Written problem. Print, word for word, the opening line of the data below and every line after it through the line that contains "6.4], [2000.5, 14.2]];", but not the pictures.

-- Data shown start --

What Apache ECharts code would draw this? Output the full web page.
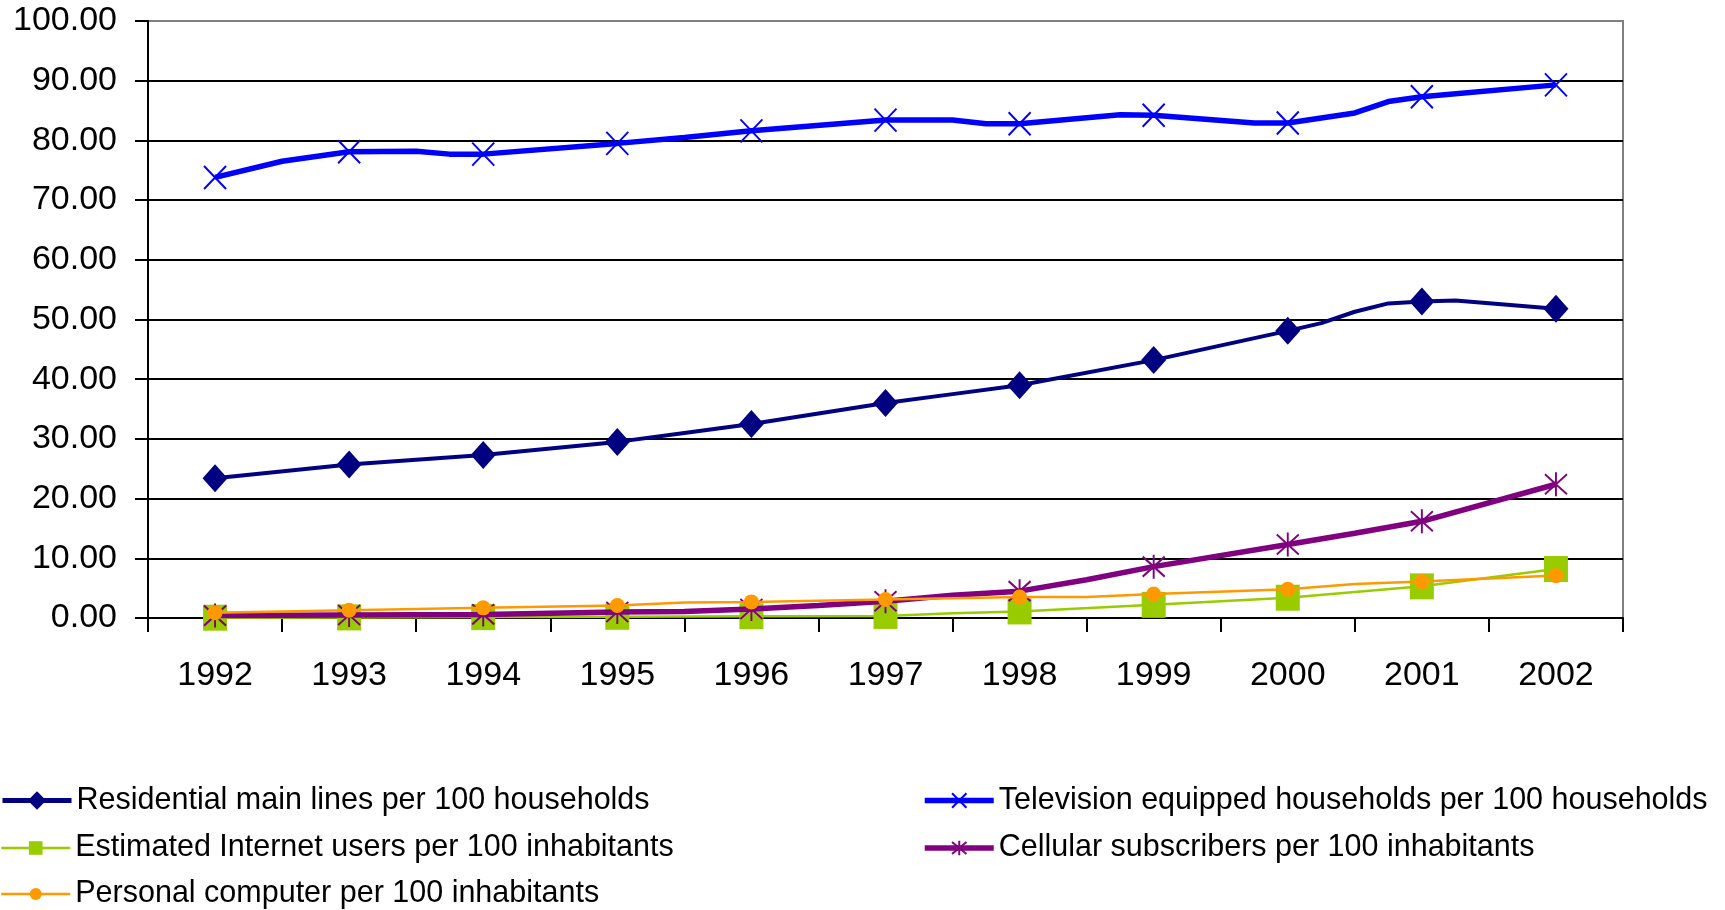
<!DOCTYPE html>
<html>
<head>
<meta charset="utf-8">
<script src="https://cdn.jsdelivr.net/npm/echarts@6/dist/echarts.min.js"></script>
<style>
html,body{margin:0;padding:0;background:#fff;}
#chart{width:1725px;height:910px;}
</style>
</head>
<body>
<div id="chart"></div>
<script>
// ---- data ----
const years = [1992, 1993, 1994, 1995, 1996, 1997, 1998, 1999, 2000, 2001, 2002];
const yTicks = [0, 10, 20, 30, 40, 50, 60, 70, 80, 90, 100];
const xTickBounds = [1991.5, 1992.5, 1993.5, 1994.5, 1995.5, 1996.5, 1997.5, 1998.5, 1999.5, 2000.5, 2001.5, 2002.5];

const residential = [23.4, 25.7, 27.3, 29.5, 32.5, 36.0, 39.0, 43.2, 48.1, 53.0, 51.8];
const residentialBends = [[1995.5, 31.0], [1997.5, 37.5], [2000.25, 49.4], [2000.5, 51.3], [2000.75, 52.7], [2001.25, 53.2]];

const television = [73.8, 78.1, 77.7, 79.5, 81.6, 83.4, 82.8, 84.2, 82.9, 87.3, 89.3];
const televisionBends = [[1992.5, 76.5], [1993.5, 78.2], [1993.75, 77.7], [1995.5, 80.5], [1997.5, 83.4], [1997.75, 82.8], [1998.75, 84.3], [1999.75, 82.9], [2000.5, 84.6], [2000.75, 86.5]];

const internet = [0.05, 0.1, 0.15, 0.2, 0.3, 0.35, 1.1, 2.2, 3.4, 5.3, 8.2];
const internetBends = [[1997.5, 0.8]];

const cellular = [0.4, 0.5, 0.6, 1.0, 1.5, 2.8, 4.5, 8.6, 12.3, 16.2, 22.4];
const cellularBends = [[1995.5, 1.1], [1996.5, 2.1], [1997.5, 3.8], [1998.5, 6.4], [2000.5, 14.2]];

const computers = [0.9, 1.3, 1.7, 2.1, 2.7, 3.1, 3.5, 4.0, 4.8, 6.1, 7.1];
const computersBends = [[1995.5, 2.6], [1998.5, 3.5], [2000.5, 5.7]];

const names = [
  'Residential main lines per 100 households',
  'Television equipped households per 100 households',
  'Estimated Internet users per 100 inhabitants',
  'Cellular subscribers per 100 inhabitants',
  'Personal computer per 100 inhabitants'
];

function build(vals, bends) {
  const pts = years.map((y, i) => ({ value: [y, vals[i]] }));
  bends.forEach(b => pts.push({ value: b, symbol: 'none' }));
  pts.sort((a, b) => a.value[0] - b.value[0]);
  return pts;
}

const FONT = '"Liberation Sans", Arial, sans-serif';
const X_PATH = 'path://M0,0L10,10M10,0L0,10';
const STAR_PATH = 'path://M0,0L10,10M10,0L0,10M5,-1L5,11';

const chart = echarts.init(document.getElementById('chart'), null, { renderer: 'canvas' });

const splitColors = yTicks.map((v, i) => i === yTicks.length - 1 ? '#808080' : '#000000');

function legendItem(name, left, rowCenter, iconH, lineW) {
  return {
    data: [name], orient: 'horizontal', left: left, top: rowCenter - 15.5,
    padding: 0, itemWidth: 69, itemHeight: iconH,
    lineStyle: { width: lineW },
    textStyle: { fontSize: 30.5, color: '#000', fontFamily: FONT, lineHeight: 31 },
    selectedMode: false
  };
}

chart.setOption({
  animation: false,
  backgroundColor: '#ffffff',
  textStyle: { fontFamily: FONT },
  grid: {
    left: 148, right: 102, top: 21, bottom: 292,
    show: true, borderColor: '#808080', borderWidth: 2, backgroundColor: '#ffffff'
  },
  legend: [
    legendItem(names[0], 0, 800.5, 23, 5),
    legendItem(names[1], 922, 800.5, 18, 5.5),
    legendItem(names[2], 0, 848, 17, 2.5),
    legendItem(names[3], 922, 848, 18, 5.5),
    legendItem(names[4], 0, 894, 15, 2.5)
  ],
  xAxis: {
    type: 'value',
    min: xTickBounds[0], max: xTickBounds[xTickBounds.length - 1],
    axisLine: { show: true, onZero: false, lineStyle: { color: '#000', width: 2 } },
    axisTick: { show: true, length: 14, customValues: xTickBounds, lineStyle: { color: '#000', width: 2 } },
    axisLabel: {
      customValues: years, formatter: v => String(v),
      fontSize: 34, color: '#000', fontFamily: FONT, margin: 41
    },
    splitLine: { show: false }
  },
  yAxis: {
    type: 'value', min: 0, max: 100, interval: 10,
    axisLine: { show: true, lineStyle: { color: '#000', width: 2 } },
    axisTick: { show: true, length: 13, lineStyle: { color: '#000', width: 2 } },
    axisLabel: {
      formatter: v => v.toFixed(2),
      fontSize: 34, color: '#000', fontFamily: FONT, margin: 31
    },
    splitLine: { show: true, lineStyle: { color: splitColors, width: 2 } }
  },
  series: [
    {
      name: names[0], type: 'line', data: build(residential, residentialBends),
      showAllSymbol: true, symbol: 'diamond', symbolSize: [25, 28],
      lineStyle: { color: '#000080', width: 4 },
      itemStyle: { color: '#000080' }, z: 2
    },
    {
      name: names[1], type: 'line', data: build(television, televisionBends),
      showAllSymbol: true, symbol: X_PATH, symbolSize: [22, 23],
      lineStyle: { color: '#0000FF', width: 5.5 },
      itemStyle: { color: 'rgba(0,0,0,0)', borderColor: '#0000FF', borderWidth: 2 }, z: 2
    },
    {
      name: names[2], type: 'line', data: build(internet, internetBends),
      showAllSymbol: true, symbol: 'rect', symbolSize: [24, 26],
      lineStyle: { color: '#99CC00', width: 2.5 },
      itemStyle: { color: '#99CC00' }, z: 3
    },
    {
      name: names[3], type: 'line', data: build(cellular, cellularBends),
      showAllSymbol: true, symbol: STAR_PATH, symbolSize: [22, 24],
      lineStyle: { color: '#800080', width: 5.5 },
      itemStyle: { color: 'rgba(0,0,0,0)', borderColor: '#800080', borderWidth: 2 }, z: 4
    },
    {
      name: names[4], type: 'line', data: build(computers, computersBends),
      showAllSymbol: true, symbol: 'circle', symbolSize: 15,
      lineStyle: { color: '#FF9900', width: 2.5 },
      itemStyle: { color: '#FF9900' }, z: 5
    }
  ]
});
</script>
</body>
</html>
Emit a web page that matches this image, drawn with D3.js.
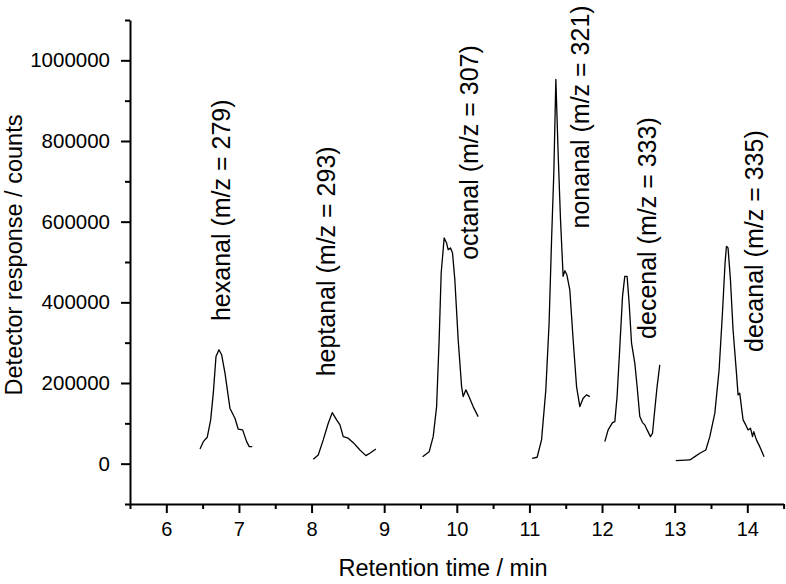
<!DOCTYPE html>
<html>
<head>
<meta charset="utf-8">
<script src="https://cdn.jsdelivr.net/npm/d3@7"></script>
<style>
  body { margin: 0; background: #fff; }
  svg { display: block; font-family: "Liberation Sans", Arial, sans-serif; }
</style>
</head>
<body>
<svg id="chart" width="786" height="584"></svg>
<script>
// chromatogram traces, [retention time (min), counts]
const hexanal = [
  [6.464, 36500], [6.509, 54600], [6.564, 65600], [6.611, 108500], [6.647, 174800],
  [6.684, 265700], [6.725, 282300], [6.762, 269900], [6.808, 224500], [6.876, 137600],
  [6.945, 112700], [6.991, 85400], [7.051, 83700], [7.106, 54600], [7.142, 42200], [7.183, 42200]
]
const heptanal = [
  [8.023, 10900], [8.092, 21600], [8.161, 58900], [8.230, 100300], [8.285, 126600],
  [8.345, 108500], [8.391, 96100], [8.436, 67000], [8.505, 63100], [8.574, 52100],
  [8.666, 34000], [8.748, 19900], [8.803, 25800], [8.886, 36500]
]
const octanal = [
  [9.529, 17400], [9.620, 29800], [9.675, 67000], [9.722, 141500], [9.757, 307200],
  [9.785, 472800], [9.826, 559700], [9.859, 547300], [9.881, 530700], [9.914, 534900],
  [9.941, 522500], [9.973, 456200], [10.019, 307200], [10.066, 191200], [10.088, 166400],
  [10.125, 183000], [10.157, 170600], [10.225, 141500], [10.294, 116700]
]
const nonanal = [
  [11.038, 13400], [11.106, 15900], [11.167, 58900], [11.226, 183000], [11.271, 348700],
  [11.305, 555500], [11.336, 721200], [11.364, 952800], [11.395, 770900], [11.428, 605200],
  [11.464, 464400], [11.488, 478500], [11.515, 468600], [11.556, 431000], [11.602, 307200],
  [11.649, 191200], [11.694, 141500], [11.740, 162400], [11.786, 170600], [11.832, 166400]
]
const decenal = [
  [12.038, 54600], [12.084, 83700], [12.144, 101800], [12.176, 104300], [12.207, 166400],
  [12.245, 290600], [12.282, 414700], [12.313, 464400], [12.345, 464400], [12.373, 398300],
  [12.406, 299000], [12.451, 249300], [12.483, 191200], [12.520, 116700], [12.557, 101800],
  [12.589, 96100], [12.621, 83700], [12.667, 67000], [12.695, 75500], [12.726, 133400],
  [12.758, 191200], [12.795, 245100]
]
const decanal = [
  [13.016, 7500], [13.209, 9200], [13.278, 17400], [13.346, 25800], [13.429, 34000],
  [13.484, 67000], [13.553, 125200], [13.612, 232700], [13.658, 373500], [13.694, 497700],
  [13.713, 538900], [13.735, 534900], [13.768, 456200], [13.804, 332000], [13.851, 224500],
  [13.873, 170600], [13.896, 174800], [13.919, 141500], [13.942, 108500], [13.979, 96100],
  [14.011, 83700], [14.044, 87900], [14.072, 67000], [14.089, 79500], [14.126, 58900],
  [14.172, 42200], [14.231, 17400]
]

const compounds = ['hexanal', 'heptanal', 'octanal', 'nonanal', 'decenal', 'decanal']
const mz = [279, 293, 307, 321, 333, 335]
// label anchor (time, counts) for each compound label, in data units
const labelTime = [6.876, 8.322, 10.290, 11.818, 12.740, 14.220]
const labelCounts = [628300, 501600, 771500, 859700, 584100, 551800]

const xTicks = [6, 7, 8, 9, 10, 11, 12, 13, 14]
const yTicks = [0, 200000, 400000, 600000, 800000, 1000000]

const traces = [hexanal, heptanal, octanal, nonanal, decenal, decanal]

const svg = d3.select('#chart')

const x = d3.scaleLinear().domain([5.5, 14.5]).range([130, 783.6])
const y = d3.scaleLinear().domain([-100000, 1100000]).range([504, 20])

// minor ticks
const xMinor = d3.range(5.5, 14.51, 1)
const yMinor = d3.range(-100000, 1100001, 200000)

svg.append('g')
  .attr('transform', 'translate(0,504)')
  .call(d3.axisBottom(x).tickValues(xMinor).tickSize(5).tickSizeOuter(0).tickFormat(''))
  .call(g => g.select('.domain').remove())
  .selectAll('line').attr('stroke-width', 2)

svg.append('g')
  .attr('transform', 'translate(130,0)')
  .call(d3.axisLeft(y).tickValues(yMinor).tickSize(5).tickSizeOuter(0).tickFormat(''))
  .call(g => g.select('.domain').remove())
  .selectAll('line').attr('stroke-width', 2)

// X axis
const xAxis = svg.append('g')
  .attr('transform', 'translate(0,504)')
  .call(d3.axisBottom(x).tickValues(xTicks).tickSize(9).tickSizeOuter(0).tickPadding(9))
xAxis.select('.domain').attr('stroke-width', 2)
xAxis.selectAll('.tick line').attr('stroke-width', 2)
xAxis.selectAll('.tick text')
  .attr('font-size', '20px')
  .attr('font-family', '"Liberation Sans", Arial, sans-serif')
  .attr('fill', '#000')

// Y axis
const yAxis = svg.append('g')
  .attr('transform', 'translate(130,0)')
  .call(d3.axisLeft(y).tickValues(yTicks).tickSize(9).tickSizeOuter(0).tickPadding(11)
    .tickFormat(d3.format('d')))
yAxis.select('.domain').attr('stroke-width', 2)
yAxis.selectAll('.tick line').attr('stroke-width', 2)
yAxis.selectAll('.tick text')
  .attr('font-size', '20.5px')
  .attr('font-family', '"Liberation Sans", Arial, sans-serif')
  .attr('fill', '#000')

// traces
const line = d3.line()
  .x(d => x(d[0]))
  .y(d => y(d[1]))

svg.selectAll('path.trace')
  .data(traces)
  .enter()
  .append('path')
  .attr('class', 'trace')
  .attr('d', line)
  .attr('fill', 'none')
  .attr('stroke', '#000')
  .attr('stroke-width', 1.3)
  .attr('stroke-linejoin', 'round')

// compound labels
svg.selectAll('text.label')
  .data(compounds)
  .enter()
  .append('text')
  .attr('class', 'label')
  .attr('transform', (d, i) => `translate(${x(labelTime[i])},${y(labelCounts[i])}) rotate(-90)`)
  .attr('text-anchor', 'middle')
  .attr('font-size', '25px')
  .text((d, i) => `${d} (m/z = ${mz[i]})`)

// axis titles
svg.append('text')
  .attr('x', 443)
  .attr('y', 576)
  .attr('text-anchor', 'middle')
  .attr('font-size', '23.5px')
  .text('Retention time / min')

svg.append('text')
  .attr('transform', 'translate(21.5,255) rotate(-90)')
  .attr('text-anchor', 'middle')
  .attr('font-size', '23.5px')
  .text('Detector response / counts')
</script>
</body>
</html>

-- Data shown end --

Solution for this problem.
What Apache ECharts code would draw this? Output the full web page.
<!DOCTYPE html>
<html>
<head>
<meta charset="utf-8">
<script src="https://cdn.jsdelivr.net/npm/echarts@6/dist/echarts.min.js"></script>
<style>
html,body{margin:0;padding:0;background:#fff;}
#chart{width:1725px;height:910px;}
</style>
</head>
<body>
<div id="chart"></div>
<script>
// ---- data ----
const years = [1992, 1993, 1994, 1995, 1996, 1997, 1998, 1999, 2000, 2001, 2002];
const yTicks = [0, 10, 20, 30, 40, 50, 60, 70, 80, 90, 100];
const xTickBounds = [1991.5, 1992.5, 1993.5, 1994.5, 1995.5, 1996.5, 1997.5, 1998.5, 1999.5, 2000.5, 2001.5, 2002.5];

const residential = [23.4, 25.7, 27.3, 29.5, 32.5, 36.0, 39.0, 43.2, 48.1, 53.0, 51.8];
const residentialBends = [[1995.5, 31.0], [1997.5, 37.5], [2000.25, 49.4], [2000.5, 51.3], [2000.75, 52.7], [2001.25, 53.2]];

const television = [73.8, 78.1, 77.7, 79.5, 81.6, 83.4, 82.8, 84.2, 82.9, 87.3, 89.3];
const televisionBends = [[1992.5, 76.5], [1993.5, 78.2], [1993.75, 77.7], [1995.5, 80.5], [1997.5, 83.4], [1997.75, 82.8], [1998.75, 84.3], [1999.75, 82.9], [2000.5, 84.6], [2000.75, 86.5]];

const internet = [0.05, 0.1, 0.15, 0.2, 0.3, 0.35, 1.1, 2.2, 3.4, 5.3, 8.2];
const internetBends = [[1997.5, 0.8]];

const cellular = [0.4, 0.5, 0.6, 1.0, 1.5, 2.8, 4.5, 8.6, 12.3, 16.2, 22.4];
const cellularBends = [[1995.5, 1.1], [1996.5, 2.1], [1997.5, 3.8], [1998.5, 6.4], [2000.5, 14.2]];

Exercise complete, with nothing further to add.